Samarinda
Jatam Kaltim Catat 38 Kasus Sepanjang 2020, Kasus Tambang Ilegal Terbanyak
Kaltimtoday.co, Samarinda - Koalisi Masyarakat Sipil (KMS) Kaltim menggelar konferensi pers perihal refleksi akhir 2020 terkait Oligarki Ekstraktif: Mendulang Untung di Balik Pandemi. Dalam kesempatan ini, Pradarma Rupang dari Jatam Kaltim menyampaikan beberapa hal. Disebutkan olehnya, Jatam Kaltim mencatat 9 kategori kasus sepanjang 2020.
Terdiri atas pencemaran dan pengrusakan lingkungan, perampasan tanah, kriminalisasi terhadap warga, tambang ilegal, kasus anak meninggal di lubang tambang, ancaman keselamatan masyarakat pesisir dan nelayan, lalainya perusahaan dalam menerapkan protokol kesehatan kerja, merusak fasilitas publik, serta korupsi dan penyalahgunaan wewenang.
Dari 9 kategori tersebut, ada 38 kasus yang terdata dan tersebar di seluruh Kaltim. Pria yang akrab disapa Rupang itu juga menuturkan bahwa, secara ekstraktif batu bara, ada 3 daerah yang tidak menerapkan penetapan tata ruangnya sebagai industri batu bara. Di antaranya adalah Bontang, Balikpapan, dan Mahulu.
"Dari 38 kasus, terbanyak adalah tambang ilegal. Di catatan kami ada 10. Walaupun ada beberapa kasus yang sebenarnya sudah acap kali terjadi di wilayah yang sama. Namun terus timbul berdasarkan keluhan dari masyarakat ke kami maupun secara terbuka di medsos," ungkap Rupang.

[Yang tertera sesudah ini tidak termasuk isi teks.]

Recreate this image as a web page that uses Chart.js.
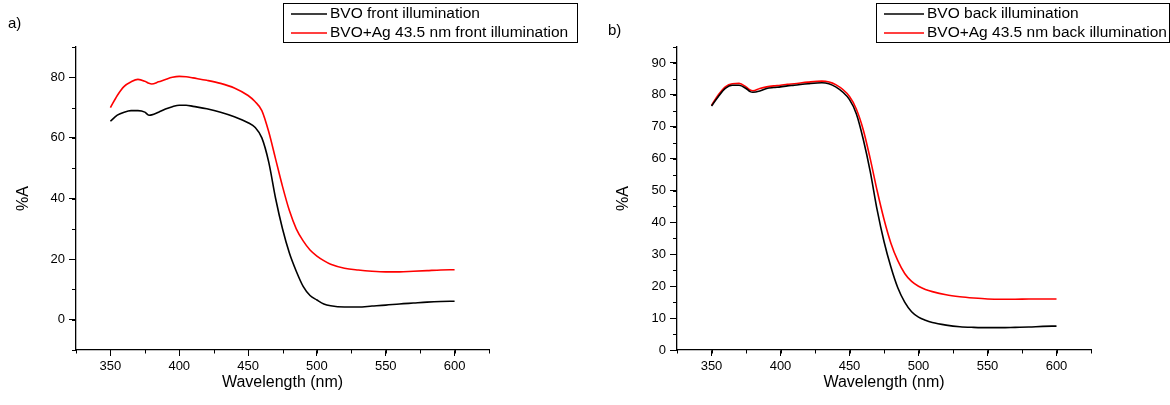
<!DOCTYPE html>
<html>
<head>
<meta charset="utf-8">
<script src="https://cdn.jsdelivr.net/npm/chart.js@4/dist/chart.umd.min.js"></script>
<style>
  body { margin: 0; background: #fff; }
  .panel { position: absolute; top: 0; width: 585px; height: 405px; }
</style>
</head>
<body>
<div class="panel" style="left:0"><canvas id="chartA" width="585" height="405"></canvas></div>
<div class="panel" style="left:585px"><canvas id="chartB" width="585" height="405"></canvas></div>
<script>
// wavelengths (nm)
const wavelengths = [350, 355, 360, 365, 370, 375, 378, 380, 385, 390, 395, 400, 405, 410, 420, 430, 440, 450, 455, 460, 465, 470, 475, 480, 485, 490, 495, 500, 505, 510, 520, 530, 540, 550, 560, 570, 580, 590, 600];

// panel a, front illumination
const bvoFront = [65.5, 67.5, 68.5, 69, 69, 68.5, 67.5, 67.6, 68.5, 69.5, 70.3, 70.8, 70.8, 70.4, 69.6, 68.5, 67, 65, 63.5, 60, 52, 40, 30, 22, 16, 11, 8, 6.5, 5.2, 4.6, 4.2, 4.2, 4.5, 4.8, 5.2, 5.5, 5.8, 6, 6.1];
const agFront = [70, 74, 77, 78.5, 79.3, 78.7, 78, 77.8, 78.5, 79.3, 80, 80.3, 80.2, 79.8, 79, 78, 76.5, 74, 72, 69, 62, 53, 44, 36, 30, 26, 23, 21, 19.5, 18.3, 17, 16.4, 16, 15.8, 15.8, 16, 16.2, 16.4, 16.5];

// panel b, back illumination
const bvoBack = [76.5, 79.5, 82, 83, 83, 82, 81, 80.8, 81.2, 82, 82.3, 82.5, 82.8, 83, 83.5, 83.8, 82.5, 78.5, 74, 66, 56, 44, 34, 26, 19.5, 15, 12, 10.3, 9.3, 8.6, 7.8, 7.3, 7.1, 7, 7, 7.1, 7.2, 7.4, 7.5];
const agBack = [76.7, 80, 82.5, 83.5, 83.6, 82.5, 81.5, 81.3, 82, 82.5, 82.8, 83, 83.3, 83.5, 84, 84.3, 83.2, 79.5, 75.5, 69, 60, 50, 41, 33.5, 28, 24, 21.5, 20, 19, 18.3, 17.3, 16.7, 16.3, 16, 15.9, 15.9, 16, 16, 16];

const xTicks = [350, 400, 450, 500, 550, 600];
const yTicksA = [0, 20, 40, 60, 80];
const yTicksB = [0, 10, 20, 30, 40, 50, 60, 70, 80, 90];

Chart.defaults.font.family = '"Liberation Sans", Arial, sans-serif';
Chart.defaults.color = '#000';

function points(ys) {
    return wavelengths.map((x, i) => ({ x: x, y: ys[i] }));
}

// draws the framed legend, the panel letter and the minor ticks
const extras = {
    id: 'extras',
    afterDraw(chart, args, opts) {
        const ctx = chart.ctx;
        ctx.save();
        ctx.fillStyle = '#000';
        ctx.font = '15px "Liberation Sans", Arial, sans-serif';
        ctx.textBaseline = 'middle';
        ctx.textAlign = 'left';
        ctx.fillText(opts.letter, opts.letterX, opts.letterY);

        // minor ticks
        ctx.strokeStyle = '#000';
        ctx.lineWidth = 1;
        const xs = chart.scales.x, ys = chart.scales.y;
        for (let v = xs.min; v <= xs.max + 0.01; v += opts.xMinor) {
            const px = Math.round(xs.getPixelForValue(v)) + 0.5;
            ctx.beginPath();
            ctx.moveTo(px, ys.bottom);
            ctx.lineTo(px, ys.bottom + 3.5);
            ctx.stroke();
        }
        for (let v = ys.min; v <= ys.max + 0.01; v += opts.yMinor) {
            const py = Math.round(ys.getPixelForValue(v)) + 0.5;
            ctx.beginPath();
            ctx.moveTo(xs.left, py);
            ctx.lineTo(xs.left - 4, py);
            ctx.stroke();
        }

        // legend box
        const b = opts.box;
        ctx.strokeStyle = '#000';
        ctx.lineWidth = 1;
        ctx.strokeRect(b.x + 0.5, b.y + 0.5, b.w, b.h);
        ctx.font = '15.5px "Liberation Sans", Arial, sans-serif';
        chart.data.datasets.forEach((ds, i) => {
            const y = b.y + 11 + i * 19;
            ctx.strokeStyle = ds.borderColor;
            ctx.lineWidth = 1.5;
            ctx.beginPath();
            ctx.moveTo(b.x + 8, y);
            ctx.lineTo(b.x + 8 + b.line, y);
            ctx.stroke();
            ctx.fillText(ds.label, b.x + 11 + b.line, y);
        });
        ctx.restore();
    }
};

function makeChart(id, s1, s2, labels, yMin, yMax, yTicks, yMinor, pad, opts) {
    return new Chart(document.getElementById(id), {
        type: 'line',
        data: {
            datasets: [
                { label: labels[0], data: points(s1), borderColor: '#000', backgroundColor: '#000', borderWidth: 1.6 },
                { label: labels[1], data: points(s2), borderColor: '#ff0000', backgroundColor: '#ff0000', borderWidth: 1.6 }
            ]
        },
        options: {
            responsive: false,
            animation: false,
            elements: {
                point: { radius: 0 },
                line: { tension: 0.3, cubicInterpolationMode: 'monotone' }
            },
            layout: { padding: { left: 0, right: pad.right, top: 47, bottom: 0 } },
            plugins: {
                legend: { display: false },
                tooltip: { enabled: false },
                extras: Object.assign({ xMinor: 25, yMinor: yMinor }, opts)
            },
            scales: {
                x: {
                    type: 'linear',
                    min: 325,
                    max: 625,
                    afterBuildTicks: (s) => { s.ticks = xTicks.map(v => ({ value: v })); },
                    afterFit: (s) => { s.height = 55; },
                    grid: { drawOnChartArea: false, drawTicks: true, tickLength: 6, color: '#000', lineWidth: 1 },
                    border: { display: true, color: '#000', width: 1.3 },
                    ticks: { font: { size: 13 }, padding: 3, maxRotation: 0 },
                    title: { display: true, text: 'Wavelength (nm)', font: { size: 16 }, padding: { top: 0, bottom: 13 } }
                },
                y: {
                    min: yMin,
                    max: yMax,
                    afterBuildTicks: (s) => { s.ticks = yTicks.map(v => ({ value: v })); },
                    afterFit: (s) => { s.width = pad.left; },
                    grid: { drawOnChartArea: false, drawTicks: true, tickLength: 7, color: '#000', lineWidth: 1 },
                    border: { display: true, color: '#000', width: 1.3 },
                    ticks: { font: { size: 13 }, padding: 4 },
                    title: { display: true, text: '%A', font: { size: 16 }, padding: { top: pad.title, bottom: 0 } }
                }
            }
        },
        plugins: [extras]
    });
}

makeChart('chartA', bvoFront, agFront,
    ['BVO front illumination', 'BVO+Ag 43.5 nm front illumination'],
    -10, 90, yTicksA, 10, { left: 76, right: 96, title: 14 },
    { letter: 'a)', letterX: 8, letterY: 24, box: { x: 283, y: 3, w: 294, h: 39, line: 36 } });

makeChart('chartB', bvoBack, agBack,
    ['BVO back illumination', 'BVO+Ag 43.5 nm back illumination'],
    0, 95, yTicksB, 5, { left: 92, right: 79, title: 29 },
    { letter: 'b)', letterX: 23, letterY: 31, box: { x: 291, y: 3, w: 293, h: 39, line: 40 } });
</script>
</body>
</html>
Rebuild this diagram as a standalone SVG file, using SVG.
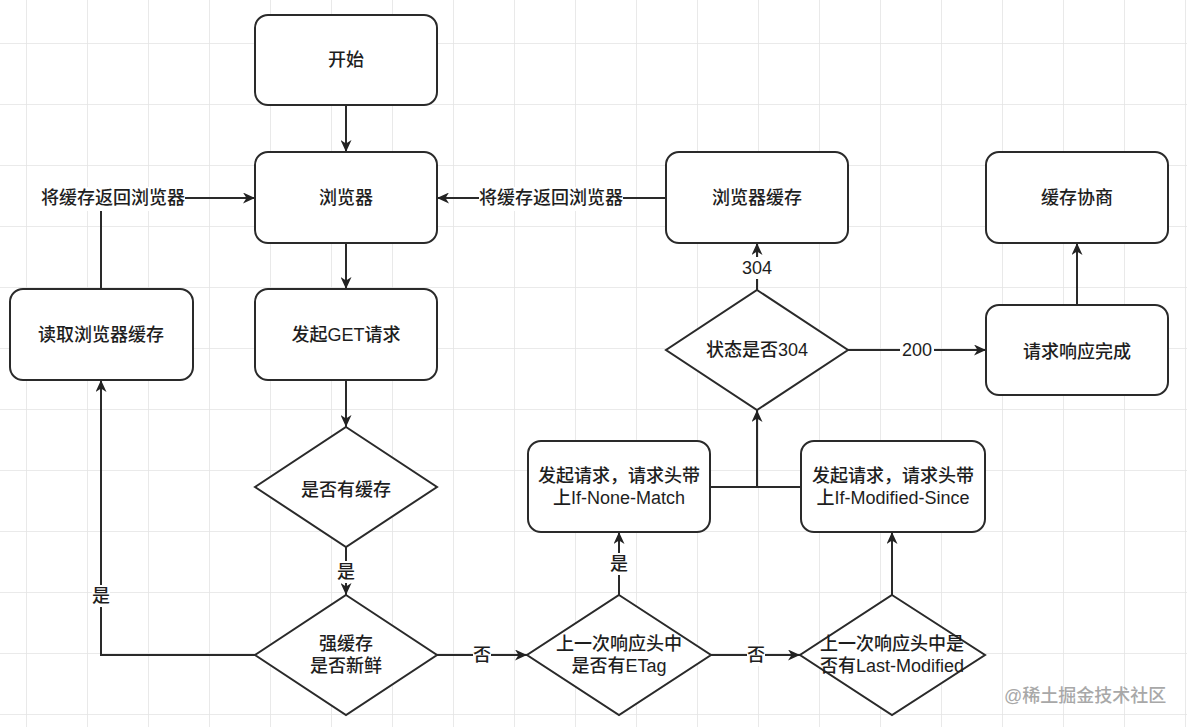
<svg xmlns="http://www.w3.org/2000/svg" width="1187" height="727" viewBox="0 0 1187 727">
<defs>
<pattern id="grid" x="26" y="43" width="61" height="61" patternUnits="userSpaceOnUse">
<path d="M0,0 H61 M0,0 V61" fill="none" stroke="#e4e4e4" stroke-width="1.6"/>
</pattern>
<marker id="arr" viewBox="0 0 12 11" refX="12" refY="5.5" markerWidth="12" markerHeight="11" markerUnits="userSpaceOnUse" orient="auto">
<path d="M0,0 L12,5.5 L0,11 L3.5,5.5 Z" fill="#222"/>
</marker>
<style>
.n{fill:#fff;stroke:#2a2a2a;stroke-width:2}
.e{fill:none;stroke:#2a2a2a;stroke-width:2}
text{font-family:"Liberation Sans","Noto Sans CJK SC",sans-serif;font-size:18px;font-weight:500;fill:#1e1e1e;text-anchor:middle;dominant-baseline:central}
.lb{fill:#fff;stroke:none}
.wm{font-size:18px;fill:#a8a8a8;text-anchor:start}
</style>
</defs>
<rect width="1187" height="727" fill="#fff"/>
<rect width="1187" height="727" fill="url(#grid)"/>

<g id="connectors">
<path class="e" d="M346,105 V152" marker-end="url(#arr)"/>
<path class="e" d="M346,243 V289" marker-end="url(#arr)"/>
<path class="e" d="M346,380 V427" marker-end="url(#arr)"/>
<path class="e" d="M346,547 V595" marker-end="url(#arr)"/>
<path class="e" d="M255,655 H101 V380" marker-end="url(#arr)"/>
<path class="e" d="M101,289 V198 H255" marker-end="url(#arr)"/>
<path class="e" d="M666,198 H437" marker-end="url(#arr)"/>
<path class="e" d="M757,290 V243" marker-end="url(#arr)"/>
<path class="e" d="M848,350 H986" marker-end="url(#arr)"/>
<path class="e" d="M1077,305 V243" marker-end="url(#arr)"/>
<path class="e" d="M437,655 H527" marker-end="url(#arr)"/>
<path class="e" d="M619,595 V532" marker-end="url(#arr)"/>
<path class="e" d="M711,655 H800" marker-end="url(#arr)"/>
<path class="e" d="M892,595 V532" marker-end="url(#arr)"/>
<path class="e" d="M710,487 H801"/>
<path class="e" d="M757,487 V410" marker-end="url(#arr)"/>
<g id="edge-labels">
<rect class="lb" x="41" y="187" width="144" height="24"/>
<text x="113" y="198">将缓存返回浏览器</text>
<rect class="lb" x="479" y="187" width="144" height="24"/>
<text x="551" y="198">将缓存返回浏览器</text>
<rect class="lb" x="740" y="257" width="34" height="22"/>
<text x="757" y="268">304</text>
<rect class="lb" x="900" y="339" width="34" height="22"/>
<text x="917" y="350">200</text>
<rect class="lb" x="337" y="561" width="18" height="22"/>
<text x="346" y="572">是</text>
<rect class="lb" x="92" y="585" width="18" height="22"/>
<text x="101" y="596">是</text>
<rect class="lb" x="473" y="644" width="18" height="22"/>
<text x="482" y="655">否</text>
<rect class="lb" x="610" y="553" width="18" height="22"/>
<text x="619" y="564">是</text>
<rect class="lb" x="747" y="644" width="18" height="22"/>
<text x="756" y="655">否</text>
</g>
</g>

<g id="start"><rect class="n" x="255" y="15" width="182" height="90" rx="13"/><text x="346" y="60">开始</text></g>
<g id="browser"><rect class="n" x="255" y="152" width="182" height="91" rx="13"/><text x="346" y="198">浏览器</text></g>
<g id="get"><rect class="n" x="255" y="289" width="182" height="91" rx="13"/><text x="346" y="335">发起GET请求</text></g>
<g id="readcache"><rect class="n" x="10" y="289" width="183" height="91" rx="13"/><text x="101" y="335">读取浏览器缓存</text></g>
<g id="hascache"><path class="n" d="M346,427 L437,487 L346,547 L255,487 Z"/><text x="346" y="490">是否有缓存</text></g>
<g id="fresh"><path class="n" d="M346,595 L437,655 L346,715 L255,655 Z"/><text x="346" y="644">强缓存</text><text x="346" y="666">是否新鲜</text></g>
<g id="etag"><path class="n" d="M619,595 L711,655 L619,715 L527,655 Z"/><text x="619" y="644">上一次响应头中</text><text x="619" y="666">是否有ETag</text></g>
<g id="lastmod"><path class="n" d="M892,595 L985,655 L892,715 L800,655 Z"/><text x="892" y="644">上一次响应头中是</text><text x="892" y="666">否有Last-Modified</text></g>
<g id="inm"><rect class="n" x="528" y="441" width="182" height="91" rx="13"/><text x="619" y="476">发起请求，请求头带</text><text x="619" y="498">上If-None-Match</text></g>
<g id="ims"><rect class="n" x="801" y="441" width="184" height="91" rx="13"/><text x="893" y="476">发起请求，请求头带</text><text x="893" y="498">上If-Modified-Since</text></g>
<g id="is304"><path class="n" d="M757,290 L848,350 L757,410 L666,350 Z"/><text x="757" y="350">状态是否304</text></g>
<g id="bcache"><rect class="n" x="666" y="152" width="182" height="91" rx="13"/><text x="757" y="198">浏览器缓存</text></g>
<g id="nego"><rect class="n" x="986" y="152" width="182" height="91" rx="13"/><text x="1077" y="198">缓存协商</text></g>
<g id="done"><rect class="n" x="986" y="305" width="182" height="90" rx="13"/><text x="1077" y="352">请求响应完成</text></g>

<text class="wm" x="1004" y="696">@稀土掘金技术社区</text>
</svg>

Meski pandemi Covid-19 terjadi, Rupang justru menjelaskan, ada peningkatan kasus sepanjang 2020 ini dibanding 2019 terkait perampasan tanah. Terjadi di Berau, Kutim, dan Kubar dan mengakibatkan kerugian yang cukup besar.
Meski sudah meminta pemangku kepentingan di daerah untuk mengambil kebijakan, Rupang menilai tidak ada lagi yang bisa diharapkan dari sana. Bertahun-tahun, pemangku kepentingan daerah tak bisa membuahkan hasil terkait penyerobotan lahan akibat salah satu perusahaan batu bara besar.
Jatam Kaltim mencatat hal penting selama 2020 yang ternyata, selama pandemi pun laju kerusakan dan pelanggaran tak berhenti. Meski Presiden Joko Widodo menyebutkan pandemi ini sebagai bencana atau krisis kesehatan sejak medio Maret silam.
"Sampai saat ini pun tak berkesudahan. Tak menurunkan kasus, justru makin meningkat. Ini menjadi ironi bahwa pekerjaan besar yang dulu tepatnya setahun lalu. Dan Isran Noor menjanjikan rasa perlindungan kepada rakyat Kaltim, itu tak diberikan. 2 tahun kepemimpinannya, dia telah gagal melindungi dan menjamin hak kelola rakyat, sumber kehidupan rakyat, dan memastikan hidupnya bebas dari ancaman industri ekstraktif," tegas Rupang.
Tak hanya itu, ancaman terhadap nelayan dan masyarakat pesisir juga masih ada dan tercatat 7 kasus. Disebutkan Rupang, di wilayah perairan Kaltim terdapat 2 kasus nelayan yang hilang. Hingga hari ini tak ditemukan akibat perahunya ditabrak tongkang batu bara. Sedangkan 5 kasus lainnya terkait tongkang-tongkang yang memperlakukan masyarakat di pinggir Sungai Mahakam dan tak melihat ada keselamatan yang harus diutamakan. Padahal, banyak warga bermukim di sana.
"Dengan mudahnya, industri ini mengulangi peristiwa serupa. Pelanggaran-pelanggaran ini seperti sesuatu yang dianggap lumrah oleh pemerintahan daerah. Itu ironi. Padahal ini bukan kasus pertama yang terjadi di Kaltim," bebernya.
Tak hanya manusia, habitat lain pun ikut terganggu. Contohnya seperti pesut yang terganggu karena bisingnya tongkang. Bahkan dalam internal tambang sendiri, lemahnya protokol keselamatan bagi pekerja turut terjadi sebanyak 6 kasus. Sehingga, perusahaan dianggap tak bisa melindungi pekerjanya.